Following Martin's death, Annie E. Clear sold No. 412 on January 15, 1896 to Johanna Seebeck. Seebeck, a real estate operator, paid the equivalent of $295,000 in today's money. She sold it on May 2, 1901 to Marie Steindler and Elias Gussaroff. They, too, were in the real estate business and before long would partner as Gussaroff & Steindler.
As Johanna Seebeck had done, the new owners leased the house. In 1908 it was home to Joseph Rosenberg, who was appointed a Commissioner of Deeds that year.
But before 1915 the family of John Herbst was living here and would remain for decades. Herbst was well-known as a maker of granite and marble monuments. He had started out as a partner with Otto Schaefer in Herbst & Schaefer "a monumental firm at 41 East Forty-fifth street," as described in Stone magazine in July 1901. But theirs became a rocky alliance, ending that summer with Otto Schaefer filing suit "against John Herbst for a dissolution of the firm."
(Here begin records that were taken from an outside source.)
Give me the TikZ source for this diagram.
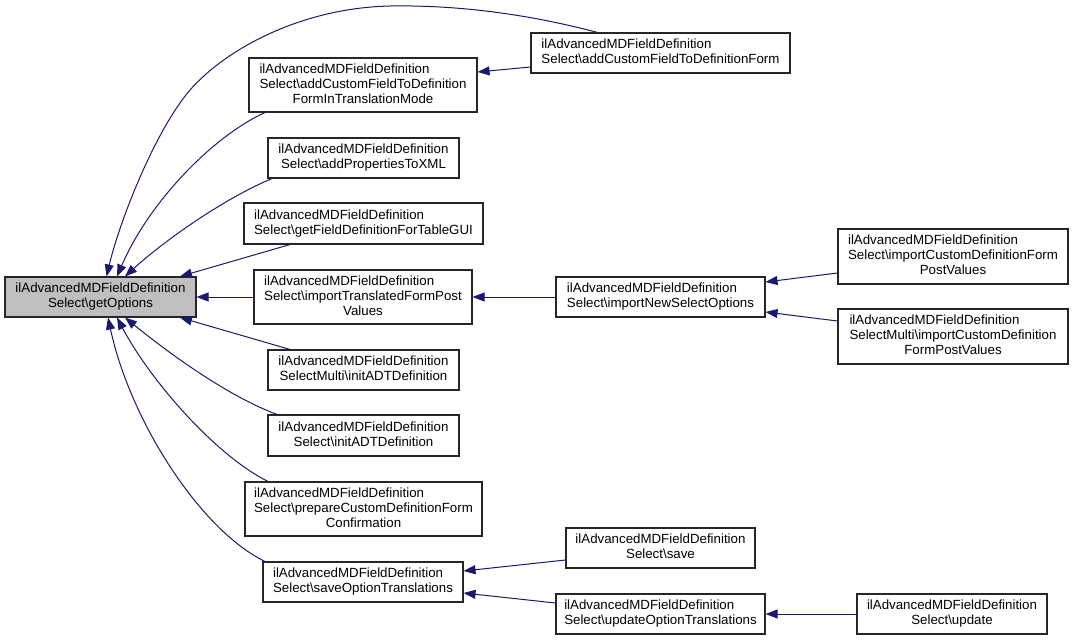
\documentclass[tikz,border=0pt]{standalone}
\usepackage{fontspec}
\setmainfont{Liberation Sans}
\usetikzlibrary{arrows.meta}
\usetikzlibrary{calc}

\definecolor{edgeblue}{HTML}{191970}
\definecolor{focusgrey}{HTML}{BFBFBF}

% two and three line labels: upper lines left, last line centred
\newcommand{\ltwo}[2]{\begin{tabular}{@{}l@{}}#1\\\multicolumn{1}{@{}c@{}}{#2}\end{tabular}}
\newcommand{\lthree}[3]{\begin{tabular}{@{}l@{}}#1\\#2\\\multicolumn{1}{@{}c@{}}{#3}\end{tabular}}
\newcommand{\cls}{ilAdvancedMDFieldDefinition}
\newcommand{\bs}{\textbackslash}

\begin{document}
\begin{tikzpicture}[x=1pt, y=-1pt,
	fn/.style={draw=black!85, line width=1.1pt, fill=white, inner sep=0pt, font=\fontsize{13.3}{15}\selectfont},
	call/.style={draw=edgeblue, line width=1pt, -{Triangle[length=12pt,width=9pt]}}]
	\useasboundingbox (0,0) rectangle (1073,640);
	
	% focus node
	\node[fn, fill=focusgrey, minimum width=191pt, minimum height=40pt] (opt) at (100.5,297) {\ltwo{\cls}{Select\bs getOptions}};
	
	% callers
	\node[fn, minimum width=228pt, minimum height=54pt] (tmode) at (363,85) {\lthree{\cls}{Select\bs addCustomFieldToDefinition}{FormInTranslationMode}};
	\node[fn, minimum width=259pt, minimum height=40pt] (form) at (660.5,53) {\ltwo{\cls}{Select\bs addCustomFieldToDefinitionForm}};
	\node[fn, minimum width=191pt, minimum height=40pt] (xml) at (363.5,158) {\ltwo{\cls}{Select\bs addPropertiesToXML}};
	\node[fn, minimum width=239pt, minimum height=41pt] (gui) at (363.5,223.5) {\ltwo{\cls}{Select\bs getFieldDefinitionForTableGUI}};
	\node[fn, minimum width=218pt, minimum height=54pt] (trans) at (363,297) {\lthree{\cls}{Select\bs importTranslatedFormPost}{Values}};
	\node[fn, minimum width=209pt, minimum height=40pt] (newopt) at (660.5,297) {\ltwo{\cls}{Select\bs importNewSelectOptions}};
	\node[fn, minimum width=230pt, minimum height=55pt] (cform) at (953,256.5) {\lthree{\cls}{Select\bs importCustomDefinitionForm}{PostValues}};
	\node[fn, minimum width=230pt, minimum height=55pt] (mform) at (953,336.5) {\lthree{\cls}{SelectMulti\bs importCustomDefinition}{FormPostValues}};
	\node[fn, minimum width=191pt, minimum height=40pt] (minit) at (363.5,370) {\ltwo{\cls}{SelectMulti\bs initADTDefinition}};
	\node[fn, minimum width=191pt, minimum height=41pt] (sinit) at (363.5,435.5) {\ltwo{\cls}{Select\bs initADTDefinition}};
	\node[fn, minimum width=237pt, minimum height=54pt] (prep) at (363.5,509) {\lthree{\cls}{Select\bs prepareCustomDefinitionForm}{Confirmation}};
	\node[fn, minimum width=200pt, minimum height=40pt] (sot) at (363,582) {\ltwo{\cls}{Select\bs saveOptionTranslations}};
	\node[fn, minimum width=189pt, minimum height=40pt] (save) at (660.5,548) {\ltwo{\cls}{Select\bs save}};
	\node[fn, minimum width=209pt, minimum height=40pt] (uot) at (660.5,614) {\ltwo{\cls}{Select\bs updateOptionTranslations}};
	\node[fn, minimum width=190pt, minimum height=40pt] (upd) at (952,614) {\ltwo{\cls}{Select\bs update}};
	
	% edges into getOptions
	\draw[call] ([xshift=-63pt]form.north) .. controls (520,12) and (450,5) .. (390,6) .. controls (300,8) and (225,50) .. (190,90) .. controls (155,131) and (120,220) .. ([xshift=6pt]opt.north);
	\draw[call] ([xshift=-98pt]tmode.south) .. controls (215,135) and (150,200) .. ([xshift=16.5pt]opt.north);
	\draw[call] ([xshift=-91.5pt]xml.south) .. controls (225,198) and (165,240) .. ([xshift=24.5pt]opt.north);
	\draw[call] ([xshift=-73.5pt]gui.south) -- ([xshift=79.5pt]opt.north);
	\draw[call] (trans.west) -- (trans.west -| opt.east);
	\draw[call] ([xshift=-73.5pt]minit.north) -- ([xshift=79.5pt]opt.south);
	\draw[call] ([xshift=-86.5pt]sinit.north) .. controls (225,395) and (165,350) .. ([xshift=24.5pt]opt.south);
	\draw[call] ([xshift=-95.5pt]prep.north) .. controls (215,455) and (150,380) .. ([xshift=16.5pt]opt.south);
	\draw[call] ([xshift=-98pt]sot.north) .. controls (200,530) and (130,420) .. ([xshift=7.5pt]opt.south);
	
	% further callers
	\draw[call] ([yshift=-14pt]form.west) -- ([yshift=13pt]tmode.east);
	\draw[call] (newopt.west) -- (newopt.west -| trans.east);
	\draw[call] ([yshift=-16.5pt]cform.west) -- ([yshift=15pt]newopt.east);
	\draw[call] ([yshift=15.5pt]mform.west) -- ([yshift=-15pt]newopt.east);
	\draw[call] ([yshift=-12pt]save.west) -- ([yshift=11pt]sot.east);
	\draw[call] ([yshift=11pt]uot.west) -- ([yshift=-11pt]sot.east);
	\draw[call] (upd.west) -- (upd.west -| uot.east);
\end{tikzpicture}
\end{document}
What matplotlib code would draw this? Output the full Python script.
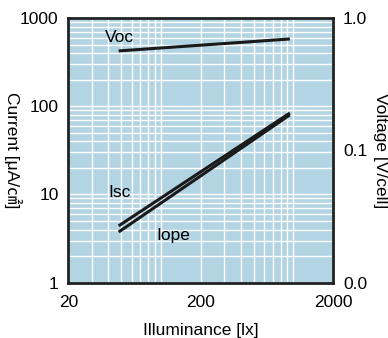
import matplotlib
matplotlib.use("Agg")
import matplotlib.pyplot as plt
from matplotlib.ticker import FixedLocator, FixedFormatter, LogLocator, NullFormatter

plt.rcParams['font.family'] = ['Liberation Sans', 'Noto Sans CJK JP', 'DejaVu Sans']

# illuminance [lx] at the ends of each line
lux = [48, 940]
isc = [4.4, 84]       # uA/cm2
iope = [3.75, 80]     # uA/cm2
voc = [0.566, 0.697]  # V/cell

left_ticks = [1, 10, 100, 1000]
left_labels = ["1", "10", "100", "1000"]
right_ticks = [0.01, 0.1, 1.0]
right_labels = ["0.0", "0.1", "1.0"]
x_ticks = [20, 200, 2000]
x_labels = ["20", "200", "2000"]

BG = "#b2d4e3"
LINE = "#1a1a1a"

fig = plt.figure(figsize=(3.88, 3.38), dpi=100)
ax = fig.add_axes([0.176, 0.164, 0.683, 0.782])
ax.set_facecolor(BG)
ax.set_xscale("log")
ax.set_yscale("log")
ax.set_xlim(20, 2000)
ax.set_ylim(1, 1000)

ax.xaxis.set_major_locator(FixedLocator(x_ticks))
ax.xaxis.set_major_formatter(FixedFormatter(x_labels))
ax.xaxis.set_minor_locator(LogLocator(base=10, subs=range(1, 10)))
ax.xaxis.set_minor_formatter(NullFormatter())
ax.yaxis.set_major_locator(FixedLocator(left_ticks))
ax.yaxis.set_major_formatter(FixedFormatter(left_labels))
ax.yaxis.set_minor_locator(LogLocator(base=10, subs=range(1, 10)))
ax.yaxis.set_minor_formatter(NullFormatter())
ax.grid(True, which="both", color="white", linewidth=1.0)
ax.set_axisbelow(True)
ax.tick_params(which="both", length=0, labelsize=12.5, pad=7)
ax.tick_params(axis="x", pad=9)

for s in ax.spines.values():
    s.set_linewidth(2)
    s.set_color("#222222")

ax.plot(lux, isc, color=LINE, linewidth=2.2, solid_capstyle="butt")
ax.plot(lux, iope, color=LINE, linewidth=2.2, solid_capstyle="butt")

ax2 = ax.twinx()
ax2.set_yscale("log")
ax2.set_ylim(0.01, 1.0)
ax2.yaxis.set_major_locator(FixedLocator(right_ticks))
ax2.yaxis.set_major_formatter(FixedFormatter(right_labels))
ax2.yaxis.set_minor_locator(FixedLocator([]))
ax2.tick_params(which="both", length=0, labelsize=12.5, pad=7)
for s in ax2.spines.values():
    s.set_visible(False)
ax2.plot(lux, voc, color=LINE, linewidth=2.2, solid_capstyle="butt")

ax.text(38, 610, "Voc", fontsize=12.5, va="center", ha="left")
ax.text(40, 10.5, "Isc", fontsize=12.5, va="center", ha="left")
ax.text(93, 3.4, "Iope", fontsize=12.5, va="center", ha="left")

ax.set_xlabel("Illuminance [lx]", fontsize=12.5, labelpad=9)
ax.set_ylabel("Current [μA/㎠]", fontsize=12.5, rotation=270, va="center")
ax.yaxis.set_label_coords(-0.21, 0.5)
ax2.set_ylabel("Voltage [V/cell]", fontsize=12.5, rotation=270, va="center")
ax2.yaxis.set_label_coords(1.18, 0.5)

fig.savefig("out.png", dpi=100)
Herbst forged ahead, forming Herbst's Marble & Granite Works. While his stone yard was located at No. 440 East 92nd Street, he kept an office in the 85th Street house. And used the front yard as a showroom.
|Gravestones fill the front yard around 1916. from the collection of the New York Public Library|
Like the Clears, the Herbsts rented a room in the house for several years. Margaret Glynn lived here at least from 1919 through 1921, receiving a widow's pension from the New York Police Department of $300 per year.
|By the time this photograph was taken in 1932 the firm name had been changed. from the collection of the New York Public Library|
The Herbst family remained in the house until 1966. That year the newly-formed Landmarks Preservation Commission placed the house on its list of structures to be considered for landmark designation.
In the meantime, the new owners went ahead with minor interior renovations, installing an apartment on the third floor. With no landmark designation, the historic house got a stroke of good fortune when it was later purchased by Catherine and Alfredo De Vido.
The couple restored the house based on early documentation; a project that was aided by the fact that De Vido was an architect. The porch was rebuilt and the clapboards replaced. While De Vido relied on help from the LPC for early documentation, he was not altogether disappointed that the house was not landmarked. The New York Times columnist Matt A. V. Chaban noted on December 8, 2014, "there were some benefits to not having official oversight, such as when he installed simple two-pane windows that were lacking the original arches, as well as wider clapboards."
In December 2016, exactly half a century after No. 412 East 85th Street first appeared on the LPC's consideration list, it was declared a landmark, insuring its continued preservation.